Orbital velocity is the speed needed to stay in orbit. What’s stopping an X-15 from just continuing away from the planet?
When the Lear 55 first came out, it was the highest jet at the time.
With no passengers, we could hit 51,000 feet in about 12 minutes IIRC.
You just don’t do it at a 70 degree angle the whole way. It sounds like these potato heads in the CRJ were playing MIG chaser or something equally foolish.
I’ve bumped into the sides of the envelope enough to know that it’s usually best to be more conservative than your average fighter pilot. I’m still here after 4,500 hours, and intend to stay that way.
A little thing called gravity.
It’ll come back down again; |orbital velocity at altitude x| = |escape velocity at altitude x|.
(Not strictly speaking due to non circular orbits but it’ll do)
that would only really apply if you were circling the planet. the X-15 was a rocket. the only limiting factor is fuel. As long as the rocket is producing more thrust than weight it should continue away from the planet with ever decreasing gravitational loads regardless of speed.
Not so much. Wikipedia claims a 2.0 thrust/weight ratio, so it could easily overpower gravity without any lift at all.
What stops it from going where noone has gone before is the same old problem all spaceflight has: fuel.
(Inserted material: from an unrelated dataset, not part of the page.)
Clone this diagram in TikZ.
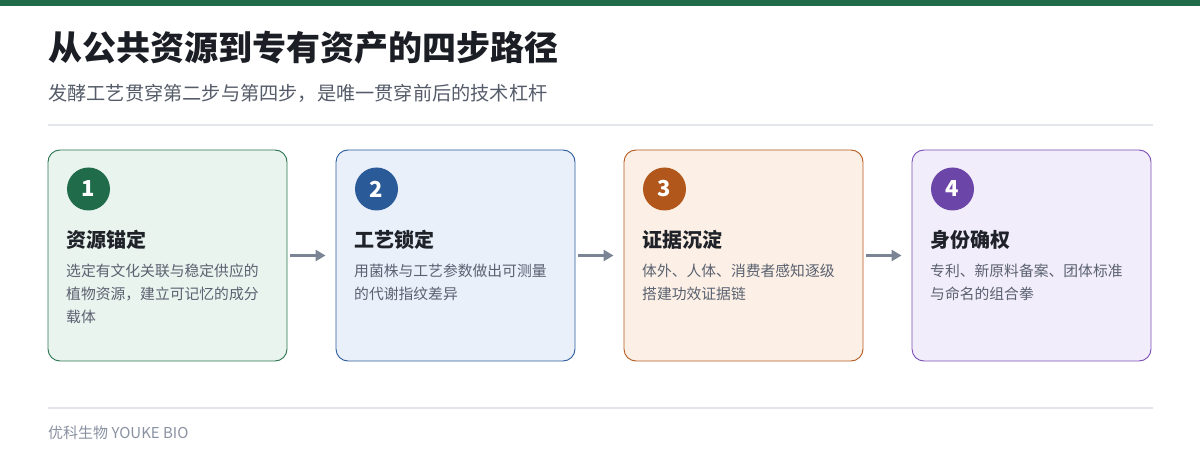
\documentclass[tikz,border=0pt]{standalone}
\usepackage{fontspec}
\setmainfont{Noto Sans CJK SC}
\usetikzlibrary{arrows.meta, positioning}
\definecolor{topgreen}{HTML}{1F6B4A}
\definecolor{titleink}{HTML}{1B1E24}
\definecolor{subink}{HTML}{555C69}
\definecolor{headink}{HTML}{1F2329}
\definecolor{textink}{HTML}{5A6170}
\definecolor{footink}{HTML}{8991A1}
\definecolor{rulegray}{HTML}{E3E7EC}
\definecolor{arrowgray}{HTML}{7B8494}
% step colours
\definecolor{greenfill}{HTML}{EAF4EE}
\definecolor{greenline}{HTML}{2B7451}
\definecolor{greendot}{HTML}{1F6B4A}
\definecolor{bluefill}{HTML}{E9F0FA}
\definecolor{blueline}{HTML}{2B5C9C}
\definecolor{bluedot}{HTML}{2A5A98}
\definecolor{orangefill}{HTML}{FCF0E6}
\definecolor{orangeline}{HTML}{B55A1F}
\definecolor{orangedot}{HTML}{B2571C}
\definecolor{purplefill}{HTML}{F2EDFA}
\definecolor{purpleline}{HTML}{7A4DB5}
\definecolor{purpledot}{HTML}{6C45A8}

\begin{document}
\begin{tikzpicture}[
  x=1pt, y=-1pt,
  card/.style={draw, rounded corners=12pt, line width=0.9pt, minimum width=239pt, minimum height=211pt, inner sep=0pt},
  numdot/.style={circle, minimum size=43pt, inner sep=0pt, text=white, font=\fontsize{22}{22}\selectfont\bfseries},
  stephead/.style={anchor=west, inner sep=0pt, text=headink, font=\fontsize{20}{20}\selectfont\bfseries},
  steptext/.style={anchor=north west, inner sep=0pt, align=left, text=textink, font=\fontsize{14.8}{22.8}\selectfont},
  flowarrow/.style={-{Triangle[length=10pt,width=11pt]}, draw=arrowgray, line width=2.6pt},
  sepline/.style={draw=rulegray, line width=1.5pt},
]
  \useasboundingbox (0,0) rectangle (1200,470);
  \fill[topgreen] (0,0) rectangle (1200,6);

  % Title block
  \node[anchor=west, inner sep=0pt, text=titleink, font=\fontsize{34}{34}\selectfont\bfseries] (title) at (48,48) {从公共资源到专有资产的四步路径};
  \node[anchor=west, inner sep=0pt, text=subink, font=\fontsize{19.2}{19.2}\selectfont] (subtitle) at (48,93) {发酵工艺贯穿第二步与第四步，是唯一贯穿前后的技术杠杆};
  \draw[sepline] (48,125) -- (1153,125);

  % Step 1
  \node[card, draw=greenline, fill=greenfill] (card1) at (167.5,255.5) {};
  \node[numdot, fill=greendot] (num1) at (88.5,189) {1};
  \node[stephead] (head1) at (66,240) {资源锚定};
  \node[steptext] (txt1) at (66,264) {选定有文化关联与稳定供应的\\植物资源，建立可记忆的成分\\载体};

  % Step 2
  \node[card, draw=blueline, fill=bluefill] (card2) at (455.5,255.5) {};
  \node[numdot, fill=bluedot] (num2) at (376.5,189) {2};
  \node[stephead] (head2) at (354,240) {工艺锁定};
  \node[steptext] (txt2) at (354,264) {用菌株与工艺参数做出可测量\\的代谢指纹差异};

  % Step 3
  \node[card, draw=orangeline, fill=orangefill] (card3) at (743.5,255.5) {};
  \node[numdot, fill=orangedot] (num3) at (664.5,189) {3};
  \node[stephead] (head3) at (642,240) {证据沉淀};
  \node[steptext] (txt3) at (642,264) {体外、人体、消费者感知逐级\\搭建功效证据链};

  % Step 4
  \node[card, draw=purpleline, fill=purplefill] (card4) at (1031.5,255.5) {};
  \node[numdot, fill=purpledot] (num4) at (952.5,189) {4};
  \node[stephead] (head4) at (930,240) {身份确权};
  \node[steptext] (txt4) at (930,264) {专利、新原料备案、团体标准\\与命名的组合拳};

  % Arrows between steps
  \draw[flowarrow] ([xshift=3pt]card1.east) -- ([xshift=-10pt]card2.west);
  \draw[flowarrow] ([xshift=3pt]card2.east) -- ([xshift=-10pt]card3.west);
  \draw[flowarrow] ([xshift=3pt]card3.east) -- ([xshift=-10pt]card4.west);

  % Footer
  \draw[sepline] (48,408) -- (1153,408);
  \node[anchor=west, inner sep=0pt, text=footink, font=\fontsize{15}{15}\selectfont] (footer) at (48,433) {优科生物 YOUKE BIO};
\end{tikzpicture}
\end{document}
Or, more accurately, the efficiency of the conversion from fuel mass to thrust.

“Light” typically refers to aircraft with no cabin differential at all - IOW, unpressurized aircraft.
By “light” I meant a lightly loaded aircraft, not a small GA aircraft.
Much dumber question than the OP: when I read “ceiling” in connection with aircraft, I thought it meant what the Weather Channel shows along with temperature and other current conditions.
Since it apparently doesn’t, just what is the Weather Channel talking about there?
The height of the cloud base.

The pilot may not have a choice. The typical mission profile of the U-2 had almost the entire flight within the “coffin corner”, and (according to Wiki) spent most of the time at 5 knots over stall speed.
Ben Rich’s (the head of the Lockheed Skunk Works after Kelly Johnson) biography mentions a bit about the U-2. In addition to what you write, he quoted a pilot saying that steep enough turns in the U-2 at altitude would give you an overspeed buffet in the outside wing, while the inside wing would be experiencing stall buffeting. And yet, it was not unknown for pilots to spend 10 hours in the thing, which strikes me as an amazing feat of concentration.
The U-2 was reportedly a very unforgiving plane to fly and killed more than a few pilots. Didn’t the Taiwanese Air Force have a very difficult time during their use of the U-2 to overfly the People’s Republic of China, with multiple crashes and deaths?

I recall a news story a few years ago about a couple of guys who took a small jet aircraft (Gulfstream or some such) up as high as they could go. They hit 41,000 feet before the engines flamed out; they could not get the engines restarted on the way down, and they crashed and died.
Oh yeah, here it is.
Wow. Many differences between that story and the Air France jet that went down off the coast of Brazil a few years ago, but this sentence happens to apply equally well to both:
“But as an automatic system tried to push the nose down, to gain speed and prevent the stall, the pilots, for reasons that are unclear, overrode it.”
(For Air France, just substitute “other pilot” for “autopilot”).
I wonder if there’s a common factor here – some instinctual thing which makes some pilots want to keep their nose up when they know intellectually speaking it’s the wrong thing to do?
Well, that’s a topic for another thread.